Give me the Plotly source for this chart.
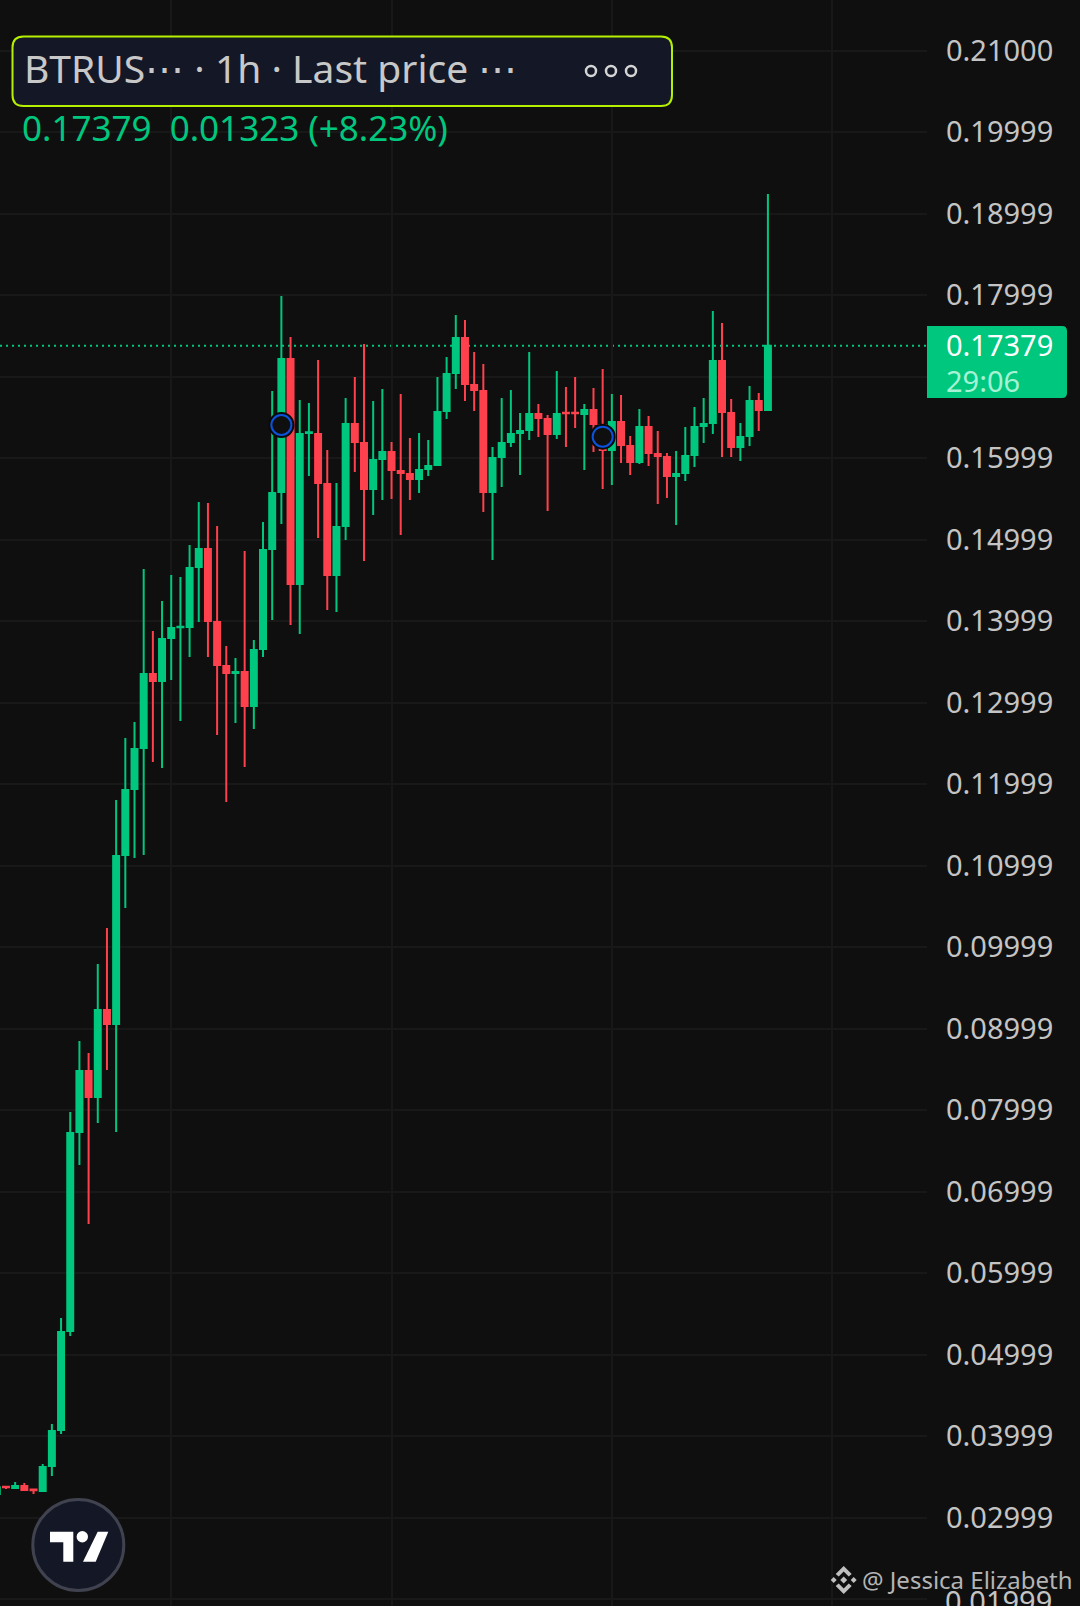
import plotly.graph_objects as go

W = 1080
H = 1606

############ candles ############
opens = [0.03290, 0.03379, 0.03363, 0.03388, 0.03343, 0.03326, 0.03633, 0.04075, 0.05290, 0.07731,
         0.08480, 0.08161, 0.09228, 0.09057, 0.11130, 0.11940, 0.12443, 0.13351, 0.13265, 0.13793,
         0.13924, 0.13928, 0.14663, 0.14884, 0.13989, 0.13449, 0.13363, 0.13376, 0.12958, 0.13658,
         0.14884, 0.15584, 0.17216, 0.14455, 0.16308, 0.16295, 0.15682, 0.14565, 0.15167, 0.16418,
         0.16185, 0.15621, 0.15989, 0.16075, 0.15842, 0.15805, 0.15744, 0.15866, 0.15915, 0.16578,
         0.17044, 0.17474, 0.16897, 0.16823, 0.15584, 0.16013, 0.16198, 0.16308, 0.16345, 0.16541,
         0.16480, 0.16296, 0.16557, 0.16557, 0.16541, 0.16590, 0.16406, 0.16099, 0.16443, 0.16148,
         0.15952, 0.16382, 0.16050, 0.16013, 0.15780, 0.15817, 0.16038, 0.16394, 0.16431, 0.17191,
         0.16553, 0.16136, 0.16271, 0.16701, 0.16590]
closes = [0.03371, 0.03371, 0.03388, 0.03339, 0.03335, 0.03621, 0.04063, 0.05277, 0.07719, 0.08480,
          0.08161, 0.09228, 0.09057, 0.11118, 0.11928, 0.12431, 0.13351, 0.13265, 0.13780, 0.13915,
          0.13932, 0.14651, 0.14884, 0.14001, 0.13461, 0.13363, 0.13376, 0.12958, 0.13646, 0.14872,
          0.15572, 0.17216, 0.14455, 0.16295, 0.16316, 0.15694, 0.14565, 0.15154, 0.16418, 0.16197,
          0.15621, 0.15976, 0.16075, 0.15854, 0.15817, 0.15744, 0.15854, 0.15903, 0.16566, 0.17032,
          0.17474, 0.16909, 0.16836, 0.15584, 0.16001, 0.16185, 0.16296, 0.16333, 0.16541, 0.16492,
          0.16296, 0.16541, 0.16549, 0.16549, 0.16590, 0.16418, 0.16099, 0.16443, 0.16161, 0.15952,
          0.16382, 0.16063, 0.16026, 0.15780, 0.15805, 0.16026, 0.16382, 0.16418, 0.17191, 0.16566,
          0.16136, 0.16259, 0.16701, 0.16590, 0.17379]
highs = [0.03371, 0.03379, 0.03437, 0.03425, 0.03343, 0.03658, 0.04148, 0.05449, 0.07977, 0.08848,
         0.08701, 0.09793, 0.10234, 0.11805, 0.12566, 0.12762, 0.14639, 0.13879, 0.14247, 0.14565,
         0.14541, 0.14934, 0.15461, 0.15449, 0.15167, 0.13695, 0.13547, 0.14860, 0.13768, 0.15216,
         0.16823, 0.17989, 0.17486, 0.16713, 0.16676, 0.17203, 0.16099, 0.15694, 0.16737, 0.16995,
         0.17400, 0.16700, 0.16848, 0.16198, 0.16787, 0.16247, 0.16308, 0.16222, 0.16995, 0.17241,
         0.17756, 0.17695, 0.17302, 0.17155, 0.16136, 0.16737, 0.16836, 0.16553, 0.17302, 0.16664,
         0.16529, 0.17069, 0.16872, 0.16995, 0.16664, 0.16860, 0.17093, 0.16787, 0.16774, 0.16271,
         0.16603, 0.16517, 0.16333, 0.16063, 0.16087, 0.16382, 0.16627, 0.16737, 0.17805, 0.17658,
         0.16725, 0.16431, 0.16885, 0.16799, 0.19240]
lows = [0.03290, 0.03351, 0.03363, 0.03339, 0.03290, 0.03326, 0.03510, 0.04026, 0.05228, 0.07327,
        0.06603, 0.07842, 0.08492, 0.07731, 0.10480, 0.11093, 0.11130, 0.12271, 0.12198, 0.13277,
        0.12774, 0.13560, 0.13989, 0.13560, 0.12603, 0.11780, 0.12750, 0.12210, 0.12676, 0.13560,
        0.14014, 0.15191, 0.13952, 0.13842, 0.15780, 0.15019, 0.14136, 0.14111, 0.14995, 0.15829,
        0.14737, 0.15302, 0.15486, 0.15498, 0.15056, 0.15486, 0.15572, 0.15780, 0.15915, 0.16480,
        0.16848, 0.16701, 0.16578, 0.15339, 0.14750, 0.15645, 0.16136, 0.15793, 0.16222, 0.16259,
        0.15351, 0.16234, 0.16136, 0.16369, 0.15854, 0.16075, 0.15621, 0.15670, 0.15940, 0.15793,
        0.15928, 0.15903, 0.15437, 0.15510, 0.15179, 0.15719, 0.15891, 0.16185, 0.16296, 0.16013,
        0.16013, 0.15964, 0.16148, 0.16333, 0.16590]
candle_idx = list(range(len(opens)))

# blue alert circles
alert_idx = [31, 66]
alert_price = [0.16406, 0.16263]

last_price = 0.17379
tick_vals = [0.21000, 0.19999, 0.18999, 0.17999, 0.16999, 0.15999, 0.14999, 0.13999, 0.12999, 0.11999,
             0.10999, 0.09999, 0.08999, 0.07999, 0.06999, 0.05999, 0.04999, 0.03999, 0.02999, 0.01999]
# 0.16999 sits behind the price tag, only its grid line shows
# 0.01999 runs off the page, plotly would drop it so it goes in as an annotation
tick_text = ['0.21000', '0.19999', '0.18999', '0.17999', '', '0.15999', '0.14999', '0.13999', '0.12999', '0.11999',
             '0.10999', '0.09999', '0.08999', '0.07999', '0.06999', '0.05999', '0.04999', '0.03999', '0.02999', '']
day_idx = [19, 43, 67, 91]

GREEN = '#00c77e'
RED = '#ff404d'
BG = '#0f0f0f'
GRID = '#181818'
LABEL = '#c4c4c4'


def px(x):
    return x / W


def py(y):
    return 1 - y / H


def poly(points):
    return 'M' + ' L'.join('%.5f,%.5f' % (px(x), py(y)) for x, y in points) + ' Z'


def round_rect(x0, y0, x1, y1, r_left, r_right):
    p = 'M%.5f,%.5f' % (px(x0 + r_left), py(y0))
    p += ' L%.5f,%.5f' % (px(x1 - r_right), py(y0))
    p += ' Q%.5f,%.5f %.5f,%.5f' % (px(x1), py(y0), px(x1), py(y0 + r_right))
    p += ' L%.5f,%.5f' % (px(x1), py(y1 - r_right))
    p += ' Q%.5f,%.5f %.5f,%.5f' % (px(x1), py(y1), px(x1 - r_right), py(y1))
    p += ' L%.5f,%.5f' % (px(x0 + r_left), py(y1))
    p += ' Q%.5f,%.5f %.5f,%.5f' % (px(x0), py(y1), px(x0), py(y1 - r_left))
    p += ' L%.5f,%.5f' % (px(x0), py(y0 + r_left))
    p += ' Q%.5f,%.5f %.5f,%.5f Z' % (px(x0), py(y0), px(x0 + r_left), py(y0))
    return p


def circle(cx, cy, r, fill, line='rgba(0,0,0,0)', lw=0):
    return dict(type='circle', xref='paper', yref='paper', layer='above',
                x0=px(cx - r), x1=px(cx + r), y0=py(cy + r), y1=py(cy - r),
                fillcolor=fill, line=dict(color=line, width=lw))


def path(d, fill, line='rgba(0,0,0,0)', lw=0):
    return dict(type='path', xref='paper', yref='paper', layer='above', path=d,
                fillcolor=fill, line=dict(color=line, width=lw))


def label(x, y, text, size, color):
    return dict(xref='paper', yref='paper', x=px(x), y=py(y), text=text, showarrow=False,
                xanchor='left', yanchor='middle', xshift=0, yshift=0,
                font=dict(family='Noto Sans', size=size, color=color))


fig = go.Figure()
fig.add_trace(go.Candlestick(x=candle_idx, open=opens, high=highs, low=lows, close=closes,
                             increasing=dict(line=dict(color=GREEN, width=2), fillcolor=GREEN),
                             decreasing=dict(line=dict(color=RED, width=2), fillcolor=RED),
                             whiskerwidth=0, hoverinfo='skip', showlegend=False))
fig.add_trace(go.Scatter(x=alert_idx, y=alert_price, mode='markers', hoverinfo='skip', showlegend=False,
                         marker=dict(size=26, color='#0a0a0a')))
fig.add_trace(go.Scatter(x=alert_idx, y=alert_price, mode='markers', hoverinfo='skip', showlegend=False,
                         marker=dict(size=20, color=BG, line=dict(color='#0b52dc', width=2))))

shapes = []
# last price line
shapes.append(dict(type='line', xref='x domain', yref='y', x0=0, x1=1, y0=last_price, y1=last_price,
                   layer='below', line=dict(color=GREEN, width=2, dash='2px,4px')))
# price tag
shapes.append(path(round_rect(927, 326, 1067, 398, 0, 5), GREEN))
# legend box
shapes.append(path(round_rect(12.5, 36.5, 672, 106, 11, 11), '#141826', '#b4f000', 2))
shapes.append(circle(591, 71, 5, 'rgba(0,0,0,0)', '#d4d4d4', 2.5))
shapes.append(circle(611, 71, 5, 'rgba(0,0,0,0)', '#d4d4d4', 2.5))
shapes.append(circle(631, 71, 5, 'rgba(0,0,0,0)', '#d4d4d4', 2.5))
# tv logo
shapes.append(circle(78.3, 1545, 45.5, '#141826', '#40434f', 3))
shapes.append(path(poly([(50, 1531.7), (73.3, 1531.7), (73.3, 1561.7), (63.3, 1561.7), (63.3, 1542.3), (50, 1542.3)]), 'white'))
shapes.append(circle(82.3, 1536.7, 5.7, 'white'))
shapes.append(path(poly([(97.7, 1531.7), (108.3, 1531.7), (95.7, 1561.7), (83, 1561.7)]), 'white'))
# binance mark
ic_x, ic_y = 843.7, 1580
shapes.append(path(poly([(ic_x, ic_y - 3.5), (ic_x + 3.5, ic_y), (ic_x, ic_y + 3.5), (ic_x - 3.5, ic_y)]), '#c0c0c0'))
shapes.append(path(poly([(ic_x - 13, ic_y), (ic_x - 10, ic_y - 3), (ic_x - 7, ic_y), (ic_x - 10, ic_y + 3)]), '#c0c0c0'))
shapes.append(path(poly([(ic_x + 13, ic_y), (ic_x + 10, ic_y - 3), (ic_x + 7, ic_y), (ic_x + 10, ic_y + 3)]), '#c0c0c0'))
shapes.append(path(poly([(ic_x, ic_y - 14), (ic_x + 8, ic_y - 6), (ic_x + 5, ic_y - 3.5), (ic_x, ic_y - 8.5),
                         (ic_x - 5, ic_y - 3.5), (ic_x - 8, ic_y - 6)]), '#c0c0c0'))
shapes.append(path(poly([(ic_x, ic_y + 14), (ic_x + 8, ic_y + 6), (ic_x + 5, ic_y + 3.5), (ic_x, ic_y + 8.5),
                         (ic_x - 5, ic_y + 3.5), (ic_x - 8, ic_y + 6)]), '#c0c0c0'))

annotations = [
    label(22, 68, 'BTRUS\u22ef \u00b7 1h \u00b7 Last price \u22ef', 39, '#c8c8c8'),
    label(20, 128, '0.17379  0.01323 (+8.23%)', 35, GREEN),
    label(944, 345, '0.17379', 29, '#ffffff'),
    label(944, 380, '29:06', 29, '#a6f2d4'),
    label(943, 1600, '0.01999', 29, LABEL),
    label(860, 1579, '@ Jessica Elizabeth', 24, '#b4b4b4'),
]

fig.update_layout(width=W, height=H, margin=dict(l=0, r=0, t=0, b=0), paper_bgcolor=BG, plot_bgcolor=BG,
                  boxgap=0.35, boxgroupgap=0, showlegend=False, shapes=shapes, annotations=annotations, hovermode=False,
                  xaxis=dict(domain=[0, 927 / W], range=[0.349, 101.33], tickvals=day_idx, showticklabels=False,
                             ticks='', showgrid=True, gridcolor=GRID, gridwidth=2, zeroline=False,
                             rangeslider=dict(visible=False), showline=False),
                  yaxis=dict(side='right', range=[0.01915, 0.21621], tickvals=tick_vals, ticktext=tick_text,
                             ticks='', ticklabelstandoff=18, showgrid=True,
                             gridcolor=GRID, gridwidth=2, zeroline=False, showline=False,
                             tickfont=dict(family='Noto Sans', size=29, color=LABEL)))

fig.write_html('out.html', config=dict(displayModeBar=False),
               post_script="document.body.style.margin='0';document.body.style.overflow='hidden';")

────────────────────

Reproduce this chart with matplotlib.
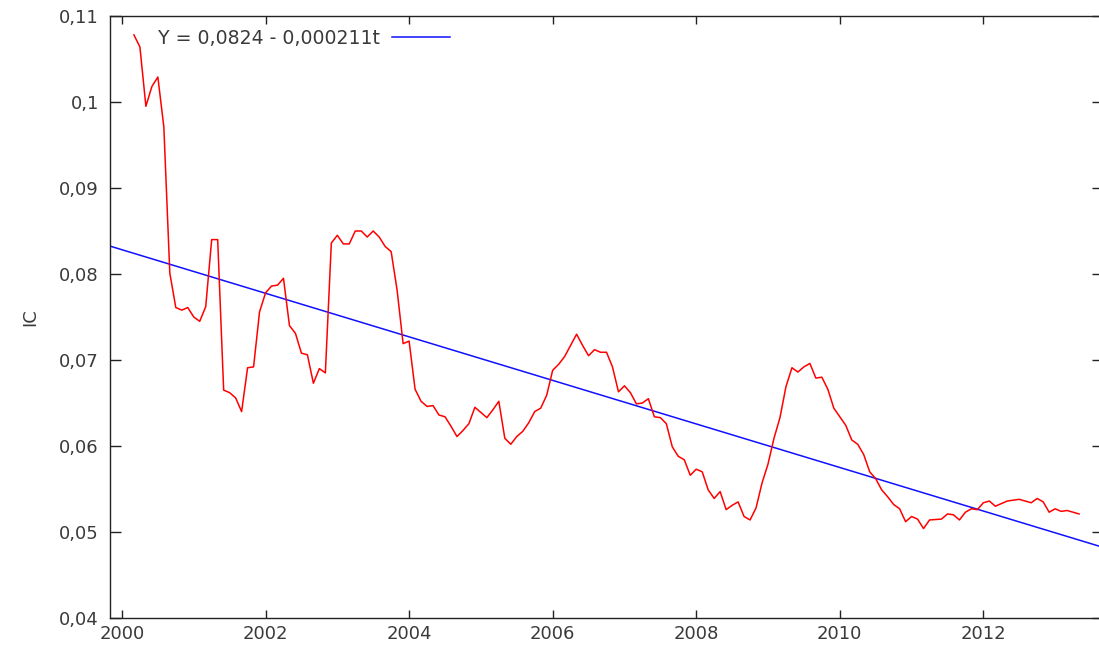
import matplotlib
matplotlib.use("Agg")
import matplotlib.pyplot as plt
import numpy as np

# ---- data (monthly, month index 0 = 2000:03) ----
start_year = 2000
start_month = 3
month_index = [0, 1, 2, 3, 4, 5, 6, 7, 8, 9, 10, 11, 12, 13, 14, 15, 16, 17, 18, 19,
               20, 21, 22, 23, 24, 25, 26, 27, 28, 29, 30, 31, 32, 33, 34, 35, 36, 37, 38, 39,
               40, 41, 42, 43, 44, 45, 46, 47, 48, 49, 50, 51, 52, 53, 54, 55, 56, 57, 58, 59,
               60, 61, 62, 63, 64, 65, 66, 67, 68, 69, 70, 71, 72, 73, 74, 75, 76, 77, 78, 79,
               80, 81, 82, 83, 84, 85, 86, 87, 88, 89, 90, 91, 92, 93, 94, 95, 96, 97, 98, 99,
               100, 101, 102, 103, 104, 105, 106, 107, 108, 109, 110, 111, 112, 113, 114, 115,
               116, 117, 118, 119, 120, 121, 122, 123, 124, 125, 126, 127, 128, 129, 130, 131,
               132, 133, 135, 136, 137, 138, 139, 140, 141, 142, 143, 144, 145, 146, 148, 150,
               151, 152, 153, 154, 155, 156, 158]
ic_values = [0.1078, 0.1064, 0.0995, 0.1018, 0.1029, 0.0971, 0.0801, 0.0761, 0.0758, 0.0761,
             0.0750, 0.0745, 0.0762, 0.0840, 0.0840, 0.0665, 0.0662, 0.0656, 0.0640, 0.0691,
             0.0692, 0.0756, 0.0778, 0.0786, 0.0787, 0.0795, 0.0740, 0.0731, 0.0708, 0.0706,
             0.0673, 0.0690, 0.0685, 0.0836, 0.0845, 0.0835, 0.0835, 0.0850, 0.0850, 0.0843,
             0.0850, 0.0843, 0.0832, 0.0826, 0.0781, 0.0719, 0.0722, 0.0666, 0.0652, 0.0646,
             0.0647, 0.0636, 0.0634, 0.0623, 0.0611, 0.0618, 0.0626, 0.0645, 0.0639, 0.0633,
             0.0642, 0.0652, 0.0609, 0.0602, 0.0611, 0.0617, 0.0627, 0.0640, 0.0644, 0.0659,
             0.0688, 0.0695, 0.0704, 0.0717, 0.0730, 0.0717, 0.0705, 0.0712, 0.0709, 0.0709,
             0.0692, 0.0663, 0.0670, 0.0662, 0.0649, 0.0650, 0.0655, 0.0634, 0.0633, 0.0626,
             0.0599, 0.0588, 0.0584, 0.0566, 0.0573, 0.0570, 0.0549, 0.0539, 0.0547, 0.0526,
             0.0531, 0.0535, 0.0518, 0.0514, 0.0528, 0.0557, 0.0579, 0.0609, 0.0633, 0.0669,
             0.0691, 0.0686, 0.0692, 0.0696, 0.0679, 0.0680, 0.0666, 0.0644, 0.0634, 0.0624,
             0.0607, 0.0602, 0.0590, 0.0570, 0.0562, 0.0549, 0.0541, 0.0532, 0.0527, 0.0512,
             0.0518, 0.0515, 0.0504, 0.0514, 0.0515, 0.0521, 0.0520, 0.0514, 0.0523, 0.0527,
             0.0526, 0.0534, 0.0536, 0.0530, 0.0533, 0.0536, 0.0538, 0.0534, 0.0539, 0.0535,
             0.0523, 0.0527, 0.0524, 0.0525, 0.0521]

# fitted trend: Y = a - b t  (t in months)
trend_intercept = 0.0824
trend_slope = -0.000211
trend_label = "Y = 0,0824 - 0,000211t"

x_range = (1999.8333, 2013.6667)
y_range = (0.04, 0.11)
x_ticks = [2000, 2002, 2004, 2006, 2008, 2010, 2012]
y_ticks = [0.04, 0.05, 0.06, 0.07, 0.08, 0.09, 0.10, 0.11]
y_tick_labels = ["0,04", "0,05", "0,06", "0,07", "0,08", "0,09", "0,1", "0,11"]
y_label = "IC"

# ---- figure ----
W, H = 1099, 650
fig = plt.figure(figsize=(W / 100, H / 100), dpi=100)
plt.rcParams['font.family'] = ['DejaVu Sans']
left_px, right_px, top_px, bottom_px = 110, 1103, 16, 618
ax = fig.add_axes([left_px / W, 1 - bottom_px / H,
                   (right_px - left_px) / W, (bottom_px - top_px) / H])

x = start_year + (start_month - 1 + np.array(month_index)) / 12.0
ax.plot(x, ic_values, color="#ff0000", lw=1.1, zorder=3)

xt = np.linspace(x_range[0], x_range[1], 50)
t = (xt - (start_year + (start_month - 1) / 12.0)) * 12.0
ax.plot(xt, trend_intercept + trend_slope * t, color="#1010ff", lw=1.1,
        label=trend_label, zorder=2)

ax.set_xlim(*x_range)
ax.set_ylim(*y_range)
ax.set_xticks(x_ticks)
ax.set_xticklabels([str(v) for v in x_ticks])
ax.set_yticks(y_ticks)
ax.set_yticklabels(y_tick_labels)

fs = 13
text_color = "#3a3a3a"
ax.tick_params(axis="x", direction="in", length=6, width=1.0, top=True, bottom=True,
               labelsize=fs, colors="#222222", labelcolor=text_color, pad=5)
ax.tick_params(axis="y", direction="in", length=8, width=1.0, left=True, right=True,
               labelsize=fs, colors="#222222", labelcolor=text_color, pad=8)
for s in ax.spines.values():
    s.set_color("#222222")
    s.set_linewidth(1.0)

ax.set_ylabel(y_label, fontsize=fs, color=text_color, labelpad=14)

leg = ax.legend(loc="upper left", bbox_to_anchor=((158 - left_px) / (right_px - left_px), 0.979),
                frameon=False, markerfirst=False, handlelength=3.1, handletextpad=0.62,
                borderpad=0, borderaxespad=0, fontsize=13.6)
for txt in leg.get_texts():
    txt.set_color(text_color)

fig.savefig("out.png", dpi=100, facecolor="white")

────────────────────

» **Problem to work on**:
Output exactly the lines from the one containing "Reproduce this chart with matplotlib." through the one containing "import numpy as np", both included, and nothing else; leave out any pictures.

» **Correct output**:
Reproduce this chart with matplotlib.
import matplotlib
matplotlib.use("Agg")
import matplotlib.pyplot as plt
import numpy as np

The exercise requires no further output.